From bureaucrat to businessman: Orszag's path reveals what really seals deals
Peter Orszag is an economic policy wonk who was director of the Office of Management and Budget. But Citigroup hired him less for his PhD or analytical dexterity than for his 'social capital.' It's a potent reminder that in business, as in politics, who you know (or who wants to know you) often counts more than that what you know.
Chicago
The business world abounds in maxims – “There is no 'I' in teamwork”; “The customer is always right”; “The harder you work, the luckier you get” – but Peter Orszag and Citigroup have recently reminded us that the most dreary and indispensable among them may be “It’s not what you know, but who you know” and its corollary, “Who wants to know you.”
This is not to say that Peter Orszag doesn’t know a lot. Indeed, his career has been nothing if not precocious. By the end of his 20s, he was a special assistant for economic policy to President Clinton. By the end of his 30s, he was the director of the Congressional Budget Office. And three weeks to the day before he turned 40, he was named director of the powerful Office of Management and Budget (OMB) – essentially, the president's point person on spending.
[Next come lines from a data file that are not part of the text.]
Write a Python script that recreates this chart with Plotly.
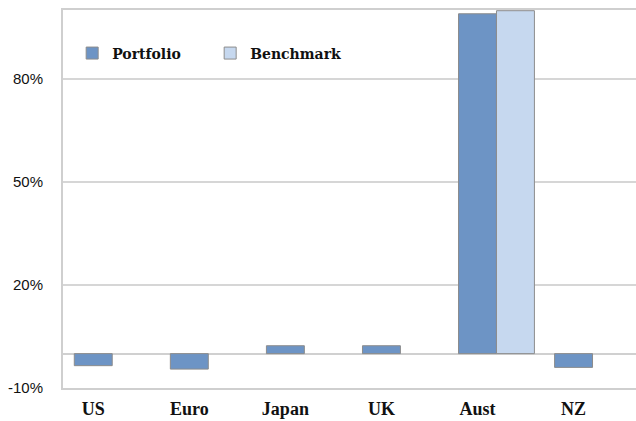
import plotly.graph_objects as go

regions = ["US", "Euro", "Japan", "UK", "Aust", "NZ"]
portfolio = [-3.5, -4.5, 2.3, 2.3, 98.9, -4.0]
benchmark = [None, None, None, None, None, None]
benchmark[4] = 99.8
y_ticks = [-10, 20, 50, 80]
y_tick_text = ["-10%", "20%", "50%", "80%"]

fig = go.Figure()
fig.add_trace(go.Bar(
    name="Portfolio", x=regions, y=portfolio,
    width=0.395, offset=-0.1975,
    marker=dict(color="#6d94c5", line=dict(color="#8c8c8c", width=1)),
))
fig.add_trace(go.Bar(
    name="Benchmark", x=regions, y=benchmark,
    width=0.395, offset=0.1975,
    marker=dict(color="#c6d8ef", line=dict(color="#8c8c8c", width=1)),
))

fig.update_layout(
    width=636, height=421,
    margin=dict(l=63, r=0, t=10, b=33),
    paper_bgcolor="white", plot_bgcolor="white",
    barmode="overlay",
    showlegend=True,
    legend=dict(
        orientation="h", x=0.016, y=0.885, xanchor="left", yanchor="middle",
        font=dict(family="DejaVu Serif", size=14, color="#111", weight="bold"),
        bgcolor="rgba(0,0,0,0)", entrywidth=93,
    ),
    xaxis=dict(
        type="category", range=[-0.315, 5.65], automargin=False,
        showline=True, mirror=True, linecolor="#cfcfcf", linewidth=2,
        showgrid=False, ticks="",
        tickfont=dict(family="Liberation Serif", size=18, color="#111", weight="bold"),
        ticklabelstandoff=3,
    ),
    yaxis=dict(
        range=[-10, 100], tickvals=y_ticks, ticktext=y_tick_text, automargin=False,
        showline=True, linecolor="#cfcfcf", linewidth=2,
        showgrid=True, gridcolor="#d6d6d6", gridwidth=1.5,
        zeroline=True, zerolinecolor="#d0d0d0", zerolinewidth=1.5,
        ticks="", ticklabelstandoff=15,
        tickfont=dict(family="Liberation Sans", size=15, color="#111"),
    ),
)

fig.write_html("out.html")
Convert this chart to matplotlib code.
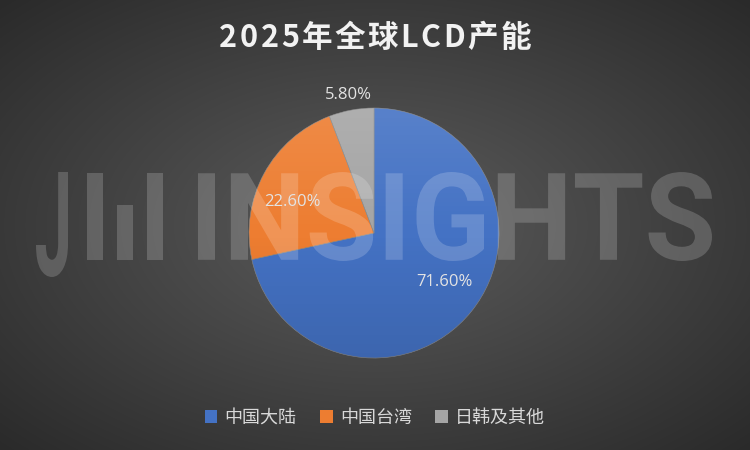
import numpy as np
import matplotlib
matplotlib.use("Agg")
from matplotlib import pyplot as plt
from matplotlib.patches import Circle, Rectangle, PathPatch, Patch
from matplotlib.textpath import TextPath
from matplotlib.font_manager import FontProperties
from matplotlib.transforms import Affine2D

# data
title = '2025年全球LCD产能'
labels = ['中国大陆', '中国台湾', '日韩及其他']
shares = [71.6, 22.6, 5.8]
colors = ['#4472C4', '#ED7D31', '#A5A5A5']

W, H = 750, 450
plt.rcParams['font.family'] = ['Noto Sans CJK SC', 'DejaVu Sans']

fig = plt.figure(figsize=(7.5, 4.5), dpi=100)

# background: radial gradient
bg = fig.add_axes([0, 0, 1, 1])
bg.set_axis_off()
yy, xx = np.mgrid[0:H, 0:W]
d = np.sqrt(((xx - 375) / 375.) ** 2 + ((yy - 225) / 225.) ** 2) / np.sqrt(2)
d = np.clip(d, 0, 1)
v = (92 - 50 * d) / 255.
img = np.dstack([v, v, v])
bg.imshow(img, extent=[0, W, 0, H], origin='upper', aspect='auto')
bg.set_xlim(0, W)
bg.set_ylim(0, H)

ax = fig.add_axes([0, 0, 1, 1])
ax.set_axis_off()
ax.patch.set_alpha(0)

cx, cy, r = 374, H - 233, 125
wedges, texts, autotexts = ax.pie(
    shares, colors=colors, startangle=90, counterclock=False,
    center=(cx, cy), radius=r, autopct='%.2f%%', pctdistance=0.69,
    wedgeprops=dict(edgecolor='#8a8a8a', linewidth=0.4),
    textprops=dict(color='#E3E3E3', fontsize=12, family='Open Sans'))

# label placement: small slice outside, others a bit off-centre
for w, t, dist, shift in zip(wedges, autotexts, [0.69, 0.70, 1.12], [4, 8, 0]):
    ang = np.deg2rad((w.theta1 + w.theta2) / 2 + shift)
    t.set_position((cx + dist * r * np.cos(ang), cy + dist * r * np.sin(ang)))
    t.set_zorder(10)

# vertical shading over the pie
g = np.linspace(0, 1, 256)[:, None]
shade = np.zeros((256, 1, 4))
shade[..., :3] = np.where(g < 0.5, 1.0, 0.0)[..., None]
shade[..., 3] = np.abs(g - 0.5) * 0.22
im = ax.imshow(shade, extent=[cx - r, cx + r, cy - r, cy + r], origin='upper',
               aspect='auto', zorder=3)
im.set_clip_path(Circle((cx, cy), r, transform=ax.transData))


def fit_text(s, box, prop, **kw):
    tp = TextPath((0, 0), s, size=100, prop=prop)
    e = tp.get_extents()
    x0, x1, y0, y1 = box
    tr = (Affine2D().translate(-e.x0, -e.y0)
          .scale((x1 - x0) / e.width, (y1 - y0) / e.height)
          .translate(x0, y0))
    ax.add_patch(PathPatch(tr.transform_path(tp), **kw))


# watermark
wm = dict(facecolor='white', edgecolor='none', alpha=0.18, zorder=5)
wprop = FontProperties(family='Roboto', weight='bold')
fit_text('INSIGHTS', (198, 712, H - 261, H - 172), wprop, **wm)
fit_text('J', (36, 68, H - 277, H - 172), wprop, **wm)
for x0, x1, top in [(87, 103, 173), (117, 133, 205), (147, 163, 173)]:
    ax.add_patch(Rectangle((x0, H - 260), x1 - x0, 260 - top, **wm))

ax.set_xlim(0, W)
ax.set_ylim(0, H)

# title with letter spacing
renderer = fig.canvas.get_renderer()
tprops = dict(fontsize=22, fontweight='bold', color='#F2F2F2', va='center')
spacing = 2.5
widths = []
for ch in title:
    t = ax.text(0, 0, ch, **tprops)
    widths.append(t.get_window_extent(renderer).width)
    t.remove()
total = sum(widths) + spacing * (len(title) - 1)
x = 375 - total / 2
for ch, wdt in zip(title, widths):
    ax.text(x, H - 38, ch, ha='left', **tprops)
    x += wdt + spacing

handles = [Patch(facecolor=c, edgecolor='none') for c in colors]
fig.legend(handles, labels, loc='center', bbox_to_anchor=(0.5, 1 - 418 / H),
           ncol=3, frameon=False, fontsize=13, labelcolor='#D9D9D9',
           handlelength=0.7, handleheight=0.7, handletextpad=0.4,
           columnspacing=1.3)

fig.savefig('out.png', dpi=100)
That’s a pretty impressive record, especially when you consider that Mr. Orszag spent no more than five years in public service before he was tapped to head OMB. In between his civil service stints, he worked for the prestigious consulting firm McKinsey & Company, started and sold off his own consulting firm, co-authored several books and a raft of policy papers, taught at Berkeley, was a research professor at Georgetown, and served as the inaugural director of the Hamilton Project, the center-left economics group that serves as a think-tank within a think-tank at Brookings.
So Orszag is no slouch, which is why it is all the more disheartening that, just six months after resigning as the youngest member of President Obama's Cabinet, it appears that the best job available to him is one that calls more on his gift of gab than his truly remarkable brain.
Don’t take my word for it. Take Citigroup’s: “Dr. Orszag will be a member of the Senior Strategic Advisory Group, which includes some of Citi’s most senior and effective bankers focused exclusively on client relationships.”
The press release, which announced that Orszag’s official title will be “Vice Chairman in its Global Banking business,” gave no further details on the job, leading the New York Times’s Eric Dash to observe that Orszag’s “actual duties are murky at best.” This is a bit of drollery, for the “actual duties” are abundantly clear, so much so that the buoyant press release concluded on a slightly defensive note: “Consistent with applicable ethics rules, Dr. Orszag’s role at Citi will not involve contact with U.S. federal government officials.”
Schmooze cruise
The fact that Citigroup has decided to hire Orszag for a job that involves a disproportionate amount of schmoozing reaffirms a destructive perception about how public policy is made. Namely, that too often neither reason nor ideas nor even ideology determines the finer points of public policy. Rather, it is whose call is taken, whose lunch invitation is accepted, who gets a seat at the table.
However, the decision says the same thing about the private sector, and arguably with even greater force. Think of it this way. For two years, Orszag is bound by law and executive order not to lobby the administration and, thereafter, by conscience as part of the “Ethics Pledge” he signed when he started at OMB. But Citi hired him anyway to join a group “focused exclusively on client relationships.” Citi's wager, it seems, is that Orszag’s persuasive power to individuals and entities beyond government is worth at least $2 million to $3 million, the annual salary news reports have estimated the company offered him.
That’s a lot of money to most people, but a drop in the bucket for Citi, which is counting on the fact that its high wealth clients and corporate customers will be delighted to “take lunch” at Le Bernardin with a former White House Budget Director, particularly if he’s picking up the tab. Indeed, if Orszag helps Citi cut a few deals or bring in some new business, this time next year his salary will look like a steal.
Orszag’s new job will call on him to use good stories and great charm to make Citigroup’s case. What it won’t require are the recondite skills of a policy wonk – the analytical dexterity, quantitative command, and cerebral expertise he has honed over two decades in government, academia, and the private sector. And this tells us something important about business. Namely, that the logic of big decisions is often less a matter of algorithm than alchemy. It’s the power of personality, not the recommendations of reason, that seals the deal.
This is a rather obvious point that perhaps only bears repeating to those who persist in believing that business is sober science altogether different from the perturbations of public policy. Were it so, the market would have priced the elite skill set of a Peter Orszag higher than the expected value of his “social capital.” It didn’t. Citi is paying Orszag for who he knows or, more to the point, who will want to know him.
What he knows – well, that’s just a bonus.
John Paul Rollert is a doctoral student at the Committee on Social Thought at the University of Chicago. He is currently teaching a course in business ethics at the Harvard Extension School.